Arrow Season 3 Premiere: The Calm

Kalem Lalonde's picture
(Minor spoilers)
Arrow is a great show. It’s history somewhat mixed but anything past the first half of the first second is great TV. Following an outstanding second season, Arrow returns this week with “The Calm”. Arrow starts the season off with a calm, hopeful and shocking episode. If you ever doubted team Arrow’s capabilities of withholding the second season’s quality, you may have be wrong. “The Calm” is a great episode and primer for what will undoubtedly be another fantastic season.

After last year’s somber and brutal storyline, I think we needed a little bit of light and that’s exactly what we’re given here. Diggle is about to become a father, Roy is an official member of team Arrow and Starling City’s criminal activity is dwindling by the day. I felt jubilant throughout the majority of this episode which is fresh for Arrow. The optimism feels like an innate extension of season 2 and that’s accurate for the entirety this episode.  The tone was unique for this series and I appreciate the writers’ effort to mix things up a bit.

Arrow has had an overarching problem with a formulaic villain of the week conflict that was season 2’s principle flaw. In this episode, we are introduced to a new version of Vertigo played by Peter Stormare whose performance is quite strong. The character himself lack’s depth or even motivations but that didn’t detract from the episode due to Stormare’s portrayal. He had a much more menacing presence than the usual weekly villain. The problems from this character arise from his similarities to the Scarecrow. The vertigo drug has now been turned into fear-gas and I was convinced that Arrow had decided to surprise us with an unannounced Scarecrow appearance. Hopefully, we will see more from this character in the coming months because his presence in this episode was not detrimental which many Arrow villains tend to bring to the table.

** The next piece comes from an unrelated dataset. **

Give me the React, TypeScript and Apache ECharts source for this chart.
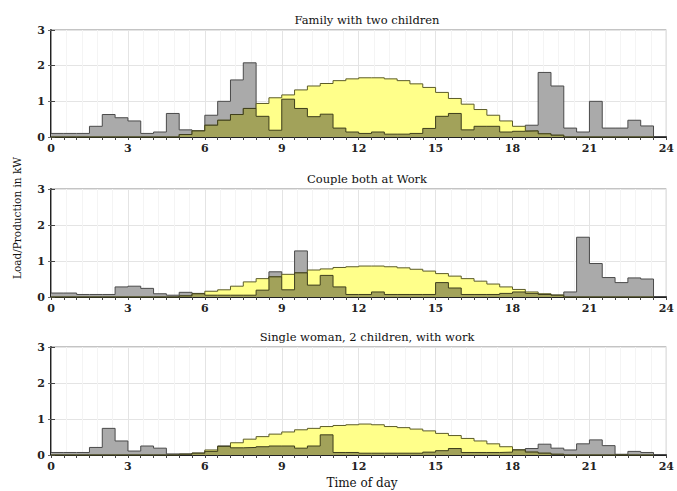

We’re also introduced to Brandon Routh’s as the enticing businessman Ray Palmer. Yes, Routh wasn’t the best Superman but he completely nails this role. The wrong actor could have made this character unlikeable and obnoxious but Routh delivers a charismatic performance and injects energy and magnetism into the character. His presence may result into a love triangle but his relevance at Queen makes the character a very welcome addition to the cast.

Another one of season 2’s weaknesses was the severe lack of Diggle. He was predominantly pushed to the background throughout the season. This episode addresses that with his new circumstances. In addition to his family affairs, he’s no longer Arrow’s main sidekick and is wanting in the field in comparison to Roy. There was an interesting conflict between Ollie and Diggle during this episode and is resolved by the end so we don’t have to deal with conflict between the Arrow team for too long. However, there isn’t room for every character to shine. Disappointingly, Roy takes the back seat in this episode. I would have liked to see his new status-quo explored more than a casual compliment and few seconds of attention. We also didn’t get to see Thea with her new mentor. This was my favourite part of season 2’s conclusion so I was displeased with her absence here.

I can’t shun this forever so let’s talk about Olicity now. The couple is allocated a lot of screen time here but it never feels elongated or dull. The show took 2 season’s to get us invested in these characters and it was a good decision to wait until season 3 for Olicity. None of their scenes bored me or had me wishing for more action because I genuinely care for the both of them and their relationship. I am fearful for the future of this story, however. I would hate to see it become a conventional and uninspired romance. 

 The flashback scenes are also vastly improved in this episode due to the new setting. Hong Kong revitalizes the past storyline with a fresh take on Ollie’s forming days. There wasn’t an abundance of material in this episode but my interest has been piqued and I don’t doubt that this storyline will be underwhelming.  

Overall, Arrow has returned with the same amount of quality you’ve come to expect. Season 3 begins with an amazing episode despite it’s slow pace. The end of the premiere drastically opens the story up, loading it with potential. We’ve got a special show on our hands here and its future is seeming very bright.